EXERCISE REQUIREMENTS: The material below includes pictures; leave them out and return only the lines between the line containing "What Apache ECharts" and the line containing "const years = ['2012', '2017', '2018', '2020'];", inclusive, word for word.

ITEMS:
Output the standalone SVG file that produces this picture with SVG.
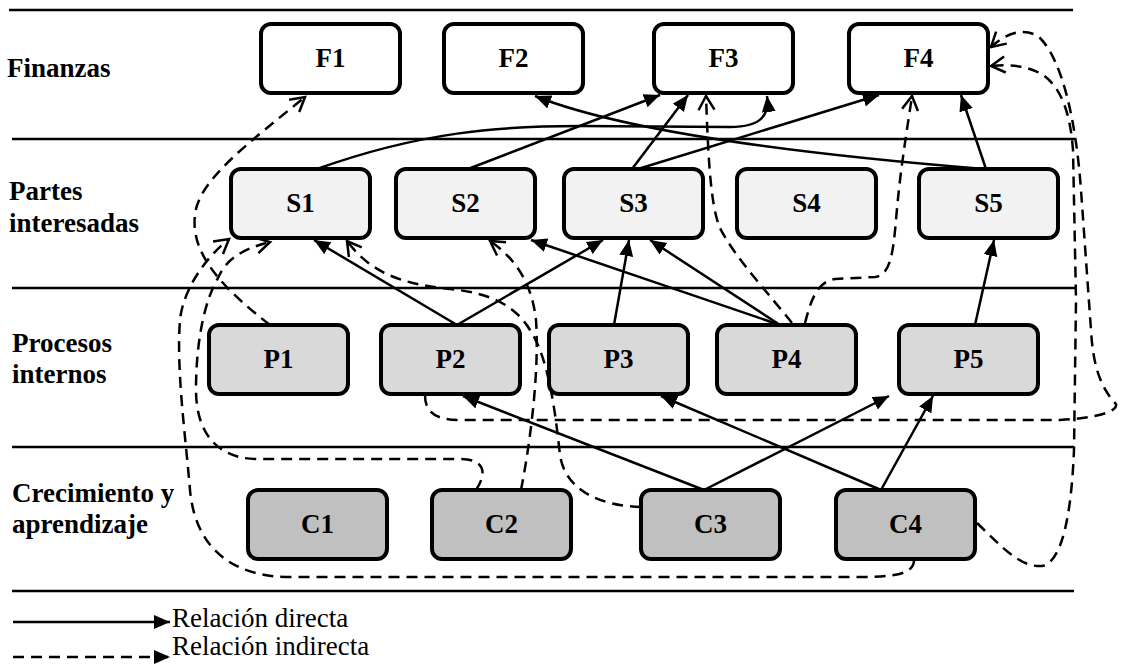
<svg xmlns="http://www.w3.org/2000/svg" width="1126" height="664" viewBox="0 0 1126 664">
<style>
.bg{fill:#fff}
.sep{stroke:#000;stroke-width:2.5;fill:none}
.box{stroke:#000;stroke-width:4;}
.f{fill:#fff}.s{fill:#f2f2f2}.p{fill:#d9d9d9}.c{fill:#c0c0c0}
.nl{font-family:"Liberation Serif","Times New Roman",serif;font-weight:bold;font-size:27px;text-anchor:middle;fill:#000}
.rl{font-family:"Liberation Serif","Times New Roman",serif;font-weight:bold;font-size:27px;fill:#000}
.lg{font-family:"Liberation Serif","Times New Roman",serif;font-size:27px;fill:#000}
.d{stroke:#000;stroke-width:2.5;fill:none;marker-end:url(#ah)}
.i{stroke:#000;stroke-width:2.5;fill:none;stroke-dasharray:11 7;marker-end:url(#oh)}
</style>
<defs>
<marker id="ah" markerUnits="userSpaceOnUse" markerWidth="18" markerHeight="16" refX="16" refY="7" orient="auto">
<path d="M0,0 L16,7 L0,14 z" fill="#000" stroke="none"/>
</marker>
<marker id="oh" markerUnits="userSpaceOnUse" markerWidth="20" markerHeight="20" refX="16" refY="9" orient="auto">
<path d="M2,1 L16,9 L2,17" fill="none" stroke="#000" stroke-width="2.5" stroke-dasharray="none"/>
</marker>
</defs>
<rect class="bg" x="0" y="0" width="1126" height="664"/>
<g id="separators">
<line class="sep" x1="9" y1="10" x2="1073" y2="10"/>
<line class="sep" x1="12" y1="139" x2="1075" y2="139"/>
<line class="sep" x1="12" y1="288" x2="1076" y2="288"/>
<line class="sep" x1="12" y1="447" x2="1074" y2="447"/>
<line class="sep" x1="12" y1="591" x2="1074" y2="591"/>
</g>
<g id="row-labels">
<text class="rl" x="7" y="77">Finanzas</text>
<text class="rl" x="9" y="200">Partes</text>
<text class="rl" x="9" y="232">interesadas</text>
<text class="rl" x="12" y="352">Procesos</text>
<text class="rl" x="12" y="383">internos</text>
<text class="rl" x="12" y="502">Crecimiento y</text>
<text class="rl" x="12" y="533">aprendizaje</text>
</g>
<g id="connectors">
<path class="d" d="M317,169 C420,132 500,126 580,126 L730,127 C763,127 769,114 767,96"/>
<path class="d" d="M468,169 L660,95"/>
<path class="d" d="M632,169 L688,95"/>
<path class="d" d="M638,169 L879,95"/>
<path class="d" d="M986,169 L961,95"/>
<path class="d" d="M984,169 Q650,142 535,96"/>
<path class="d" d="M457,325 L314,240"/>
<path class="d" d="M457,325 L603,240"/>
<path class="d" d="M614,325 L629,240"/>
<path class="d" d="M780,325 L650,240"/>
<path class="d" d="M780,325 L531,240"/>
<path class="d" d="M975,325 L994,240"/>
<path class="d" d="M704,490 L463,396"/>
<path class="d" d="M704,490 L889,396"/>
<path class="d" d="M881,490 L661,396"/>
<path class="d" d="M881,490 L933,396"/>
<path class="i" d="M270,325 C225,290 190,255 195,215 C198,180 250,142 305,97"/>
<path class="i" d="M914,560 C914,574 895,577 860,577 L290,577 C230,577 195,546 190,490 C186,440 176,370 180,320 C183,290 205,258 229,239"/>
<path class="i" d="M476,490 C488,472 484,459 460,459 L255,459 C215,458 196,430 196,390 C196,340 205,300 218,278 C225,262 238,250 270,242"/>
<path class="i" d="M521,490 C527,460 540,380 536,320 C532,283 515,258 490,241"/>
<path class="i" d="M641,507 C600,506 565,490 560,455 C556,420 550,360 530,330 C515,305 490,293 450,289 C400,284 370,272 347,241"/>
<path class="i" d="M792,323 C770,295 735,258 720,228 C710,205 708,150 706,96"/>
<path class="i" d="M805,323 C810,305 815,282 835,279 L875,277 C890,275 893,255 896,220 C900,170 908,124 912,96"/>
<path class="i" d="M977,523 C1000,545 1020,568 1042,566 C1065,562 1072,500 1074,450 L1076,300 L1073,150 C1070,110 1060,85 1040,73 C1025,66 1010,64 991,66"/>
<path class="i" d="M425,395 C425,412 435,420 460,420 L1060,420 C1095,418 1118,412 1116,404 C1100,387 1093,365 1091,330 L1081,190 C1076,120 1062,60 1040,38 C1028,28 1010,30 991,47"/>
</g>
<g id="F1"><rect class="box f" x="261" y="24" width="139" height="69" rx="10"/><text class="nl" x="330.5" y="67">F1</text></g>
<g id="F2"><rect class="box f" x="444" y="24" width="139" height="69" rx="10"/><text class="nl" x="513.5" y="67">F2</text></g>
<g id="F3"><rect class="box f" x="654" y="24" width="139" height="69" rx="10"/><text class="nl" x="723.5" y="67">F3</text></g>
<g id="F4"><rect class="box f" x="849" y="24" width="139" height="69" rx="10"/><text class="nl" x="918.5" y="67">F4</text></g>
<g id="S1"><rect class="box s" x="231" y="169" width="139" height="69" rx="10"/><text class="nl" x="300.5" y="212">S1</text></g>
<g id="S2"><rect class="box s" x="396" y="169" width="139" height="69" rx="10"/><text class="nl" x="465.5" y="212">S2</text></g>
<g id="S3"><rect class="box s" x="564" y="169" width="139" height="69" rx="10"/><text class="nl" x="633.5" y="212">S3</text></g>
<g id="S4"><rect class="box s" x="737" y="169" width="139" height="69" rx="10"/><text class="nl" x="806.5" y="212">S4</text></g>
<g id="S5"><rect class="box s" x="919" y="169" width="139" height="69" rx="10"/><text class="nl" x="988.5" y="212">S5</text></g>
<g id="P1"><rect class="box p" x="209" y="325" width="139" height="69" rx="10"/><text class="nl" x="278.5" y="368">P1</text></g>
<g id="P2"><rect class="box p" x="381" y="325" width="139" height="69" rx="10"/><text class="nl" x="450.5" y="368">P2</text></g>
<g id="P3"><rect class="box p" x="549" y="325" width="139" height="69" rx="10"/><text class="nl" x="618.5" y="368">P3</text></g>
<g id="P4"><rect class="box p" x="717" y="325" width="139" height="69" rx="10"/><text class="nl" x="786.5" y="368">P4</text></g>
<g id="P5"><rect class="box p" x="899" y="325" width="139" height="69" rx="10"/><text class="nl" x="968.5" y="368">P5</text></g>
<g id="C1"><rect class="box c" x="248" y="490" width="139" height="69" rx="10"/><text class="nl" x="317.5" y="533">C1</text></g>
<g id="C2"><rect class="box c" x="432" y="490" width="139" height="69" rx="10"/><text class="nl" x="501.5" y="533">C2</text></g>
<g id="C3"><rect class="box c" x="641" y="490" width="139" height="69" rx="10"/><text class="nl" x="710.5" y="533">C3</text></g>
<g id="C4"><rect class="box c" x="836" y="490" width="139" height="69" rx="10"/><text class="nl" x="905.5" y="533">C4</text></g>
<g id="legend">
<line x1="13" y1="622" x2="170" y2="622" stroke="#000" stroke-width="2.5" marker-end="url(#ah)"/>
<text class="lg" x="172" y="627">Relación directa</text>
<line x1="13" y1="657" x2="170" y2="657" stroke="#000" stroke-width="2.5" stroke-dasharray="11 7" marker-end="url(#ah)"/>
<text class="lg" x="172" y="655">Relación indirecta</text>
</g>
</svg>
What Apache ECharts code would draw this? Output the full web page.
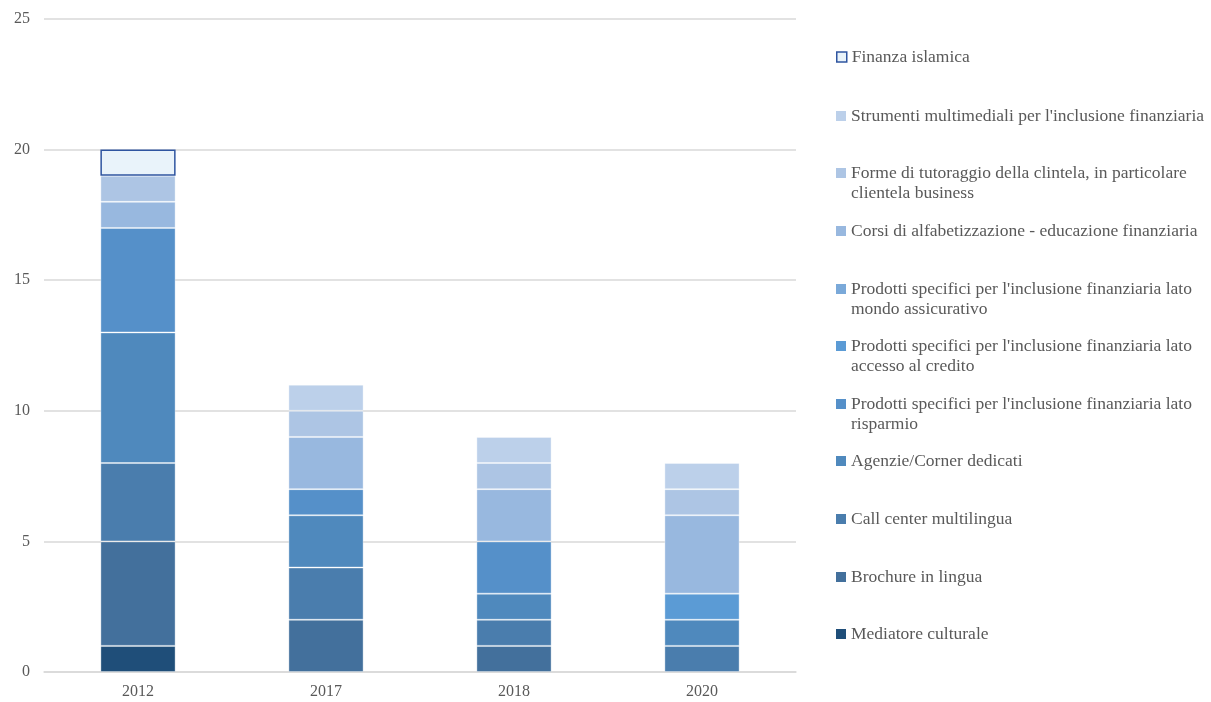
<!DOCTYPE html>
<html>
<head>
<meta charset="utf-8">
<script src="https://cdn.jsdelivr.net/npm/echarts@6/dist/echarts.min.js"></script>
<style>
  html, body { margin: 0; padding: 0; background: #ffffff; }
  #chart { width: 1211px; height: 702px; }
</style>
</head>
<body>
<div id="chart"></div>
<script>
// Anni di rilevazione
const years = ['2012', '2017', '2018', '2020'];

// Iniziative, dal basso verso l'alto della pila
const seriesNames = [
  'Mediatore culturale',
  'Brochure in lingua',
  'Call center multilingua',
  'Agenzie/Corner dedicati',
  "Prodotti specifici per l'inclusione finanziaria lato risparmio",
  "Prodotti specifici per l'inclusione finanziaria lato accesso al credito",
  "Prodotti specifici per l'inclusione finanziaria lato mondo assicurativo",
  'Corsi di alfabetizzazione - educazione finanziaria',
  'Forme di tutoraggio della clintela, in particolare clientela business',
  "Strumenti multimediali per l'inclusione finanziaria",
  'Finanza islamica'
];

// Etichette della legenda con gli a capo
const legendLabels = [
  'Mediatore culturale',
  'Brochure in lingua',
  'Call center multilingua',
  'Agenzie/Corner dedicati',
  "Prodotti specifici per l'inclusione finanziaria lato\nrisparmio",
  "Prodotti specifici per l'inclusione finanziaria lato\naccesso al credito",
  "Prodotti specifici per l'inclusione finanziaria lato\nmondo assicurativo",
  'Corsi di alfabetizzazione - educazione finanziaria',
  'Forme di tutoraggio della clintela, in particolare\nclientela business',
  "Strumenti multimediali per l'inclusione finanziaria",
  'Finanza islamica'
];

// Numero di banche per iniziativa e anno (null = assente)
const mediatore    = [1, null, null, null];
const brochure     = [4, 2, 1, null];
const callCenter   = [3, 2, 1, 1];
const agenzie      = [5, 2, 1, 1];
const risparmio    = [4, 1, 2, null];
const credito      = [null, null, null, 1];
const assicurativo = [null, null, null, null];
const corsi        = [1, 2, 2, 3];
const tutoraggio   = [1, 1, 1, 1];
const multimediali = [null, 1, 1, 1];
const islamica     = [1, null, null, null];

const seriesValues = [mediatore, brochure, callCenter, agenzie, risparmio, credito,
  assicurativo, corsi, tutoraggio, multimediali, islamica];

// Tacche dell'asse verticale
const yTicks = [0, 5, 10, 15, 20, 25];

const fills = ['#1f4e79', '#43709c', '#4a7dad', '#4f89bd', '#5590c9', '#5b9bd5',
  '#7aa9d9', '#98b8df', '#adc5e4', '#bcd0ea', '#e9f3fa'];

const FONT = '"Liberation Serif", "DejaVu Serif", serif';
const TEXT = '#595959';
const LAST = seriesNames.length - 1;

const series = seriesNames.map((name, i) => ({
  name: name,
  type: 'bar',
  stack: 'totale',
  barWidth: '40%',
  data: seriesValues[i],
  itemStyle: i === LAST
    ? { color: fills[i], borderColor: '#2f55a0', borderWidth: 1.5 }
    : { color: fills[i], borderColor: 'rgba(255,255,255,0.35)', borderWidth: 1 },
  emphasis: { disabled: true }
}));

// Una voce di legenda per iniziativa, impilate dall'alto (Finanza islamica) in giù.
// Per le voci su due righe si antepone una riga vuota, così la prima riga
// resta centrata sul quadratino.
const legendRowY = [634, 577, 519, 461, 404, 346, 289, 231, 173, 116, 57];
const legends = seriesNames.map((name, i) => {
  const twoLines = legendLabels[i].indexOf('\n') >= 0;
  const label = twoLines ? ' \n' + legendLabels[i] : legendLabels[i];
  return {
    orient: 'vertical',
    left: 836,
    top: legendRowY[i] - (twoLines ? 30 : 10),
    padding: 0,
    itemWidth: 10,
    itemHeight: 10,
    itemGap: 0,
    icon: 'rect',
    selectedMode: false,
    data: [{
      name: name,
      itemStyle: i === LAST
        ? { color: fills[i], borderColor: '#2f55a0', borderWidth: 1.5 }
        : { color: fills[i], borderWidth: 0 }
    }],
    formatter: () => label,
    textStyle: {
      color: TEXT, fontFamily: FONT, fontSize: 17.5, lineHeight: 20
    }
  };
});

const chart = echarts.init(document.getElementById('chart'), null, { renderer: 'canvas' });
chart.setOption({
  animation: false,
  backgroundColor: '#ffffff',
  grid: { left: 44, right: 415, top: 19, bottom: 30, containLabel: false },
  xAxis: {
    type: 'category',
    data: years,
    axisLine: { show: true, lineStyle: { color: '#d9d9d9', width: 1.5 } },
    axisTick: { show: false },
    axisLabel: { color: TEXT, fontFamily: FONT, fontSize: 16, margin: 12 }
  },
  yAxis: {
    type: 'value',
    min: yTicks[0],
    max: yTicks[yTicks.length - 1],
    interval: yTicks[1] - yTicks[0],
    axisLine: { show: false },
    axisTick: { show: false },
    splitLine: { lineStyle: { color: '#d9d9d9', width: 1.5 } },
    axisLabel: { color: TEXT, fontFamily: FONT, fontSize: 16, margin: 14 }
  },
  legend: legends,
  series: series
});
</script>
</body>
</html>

IN RESPONSE:
What Apache ECharts code would draw this? Output the full web page.
<!DOCTYPE html>
<html>
<head>
<meta charset="utf-8">
<script src="https://cdn.jsdelivr.net/npm/echarts@6/dist/echarts.min.js"></script>
<style>
  html, body { margin: 0; padding: 0; background: #ffffff; }
  #chart { width: 1211px; height: 702px; }
</style>
</head>
<body>
<div id="chart"></div>
<script>
// Anni di rilevazione
const years = ['2012', '2017', '2018', '2020'];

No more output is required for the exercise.